3. Take Time to Get To Know Your Team Members
In the current job market, you want to keep and optimize the value of every employee. Each team will have a range of personality types, competencies, and communication styles. It’s important as their manager to become familiar with these so that you can best coach and communicate with your people.
Pay attention to how each person takes coaching or course corrections (when they are off track). Learn which employees have the skills, experience and motivation to thrive by being given free rein to accomplish a task how they see fit – and which employees need more detailed guidance and handholding for every step. By managing to their strengths, they’ll be more successful – and so will you. You just want to be sure you provide equal opportunity to succeed through treating them equitably but not all exactly the same. The differences in your team should be celebrated for their potential value to your business.

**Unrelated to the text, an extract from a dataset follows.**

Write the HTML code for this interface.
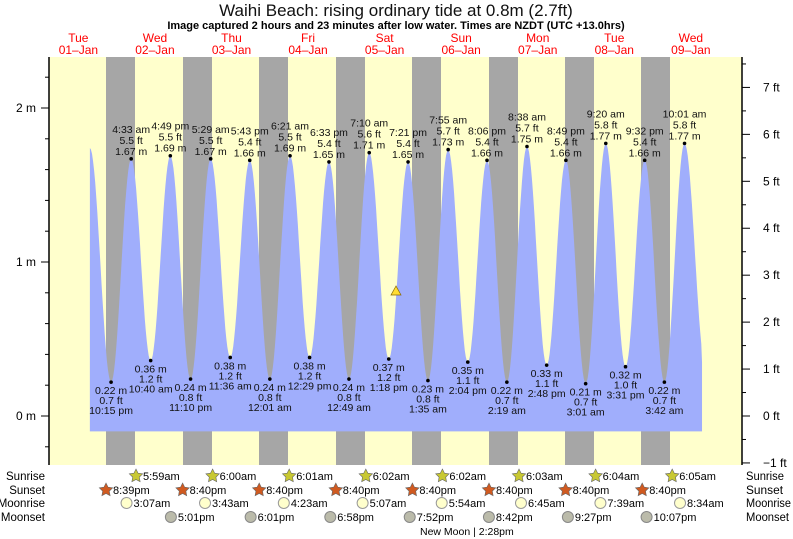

4. Praise Your Team Members Publicly
Receiving praise and recognition for a job well done is satisfying and motivating to most employees. Complimenting a team member for a job well done in front of their colleagues is not only encouraging to that team member, but can demonstrate to them what they need to do to also be recognized and rewarded. And when you praise them, be specific about what they accomplished (remember those SMART goals) and put it in context to how the achievement helped the business.
Again, you want to be sure to be even-handed. You may have a team member that outshines the rest of the team consistently. Each person’s positive contributions, even if not of equal value to your business, need to be recognized. An overly dedicated focus on one person over others can backfire with that person being an outcast – and your team resenting you because they think you are “playing favorites”. If someone is a superstar and consistently outperforms their peers, it may be time to consider giving them more opportunity in the form of a promotion, more responsibility (with corresponding earning potential) or offer to train in a new set of skills.
5. Share Constructive Criticism in Private
Ever heard the expression “Praise in public and pummel in private”? Though you are not going to literally pummel someone, you do want to have those difficult conversations in private. Embarrassing a team member, even if you feel they deserved it, is uncalled for – and won’t win you any loyalty or increased productivity from the rest of your team. It can also make you appear to be a bully to any customers, vendors or partners who witness the interaction. It’s just plain bad for business.
Take a deep breath and take them aside. Be calm, cool and collected. Explain clearly where they went astray based on the task’s requirements. Be respectful, but don’t water down your feedback. Most mistakes are just that – mistakes with no intent to do harm. Correct the course and help them understand where they went wrong. Provide them with any additional training they need to improve. They still may feel embarrassed, but you gave them an opportunity to save face by having this conversation in private. And the rest of your team will respect the approach too. No one is perfect and they’ll know when (not if) they mess up, you won’t shame them in public.
6. Do the Work Only You Can Do – and Delegate the Rest
As the owner, this business is your “baby” and you’ll most likely have the most relevant experience and knowledge about the inner workings. So there are some tasks that only you can do or that your experience sets you up to do best. But just because you can do something doesn’t mean you have to – or should.
Delegating is a valuable tool for managing and growing your business potential. There will always be the day-to-day work of running the business, but if you want to have a chance to stand back, take stock and work on ideas for future growth, you need the time and energy to do it. Give your team a chance to shine and grow – and your business too.
7. Set Communication Standards
Constant interruptions by your team to ask you mundane questions or “keep you in the loop” is not only annoying, it gets in the way of you accomplishing your own tasks. Instead, communicate how and when it’s appropriate to chat with you. Provide specific ways to let you know about non-urgent issues (for example, an end of shift email or regularly scheduled 5 minute “stand-up” meeting). For questions from new employees about how to accomplish their jobs, pair that new person with a “mentor” each day – someone working that day who knows that job and can answer most of the typical questions. Of course, if you have a management or team leader structure in place, those individuals should be the first stop for the rest of the team. Regardless of what type of communication process you put in place, share it with your team and be consistent until it becomes a habit. Yes, you’ll still probably need to handle the important or truly urgent, but it should cut down on some of the incessant interruptions and distractions.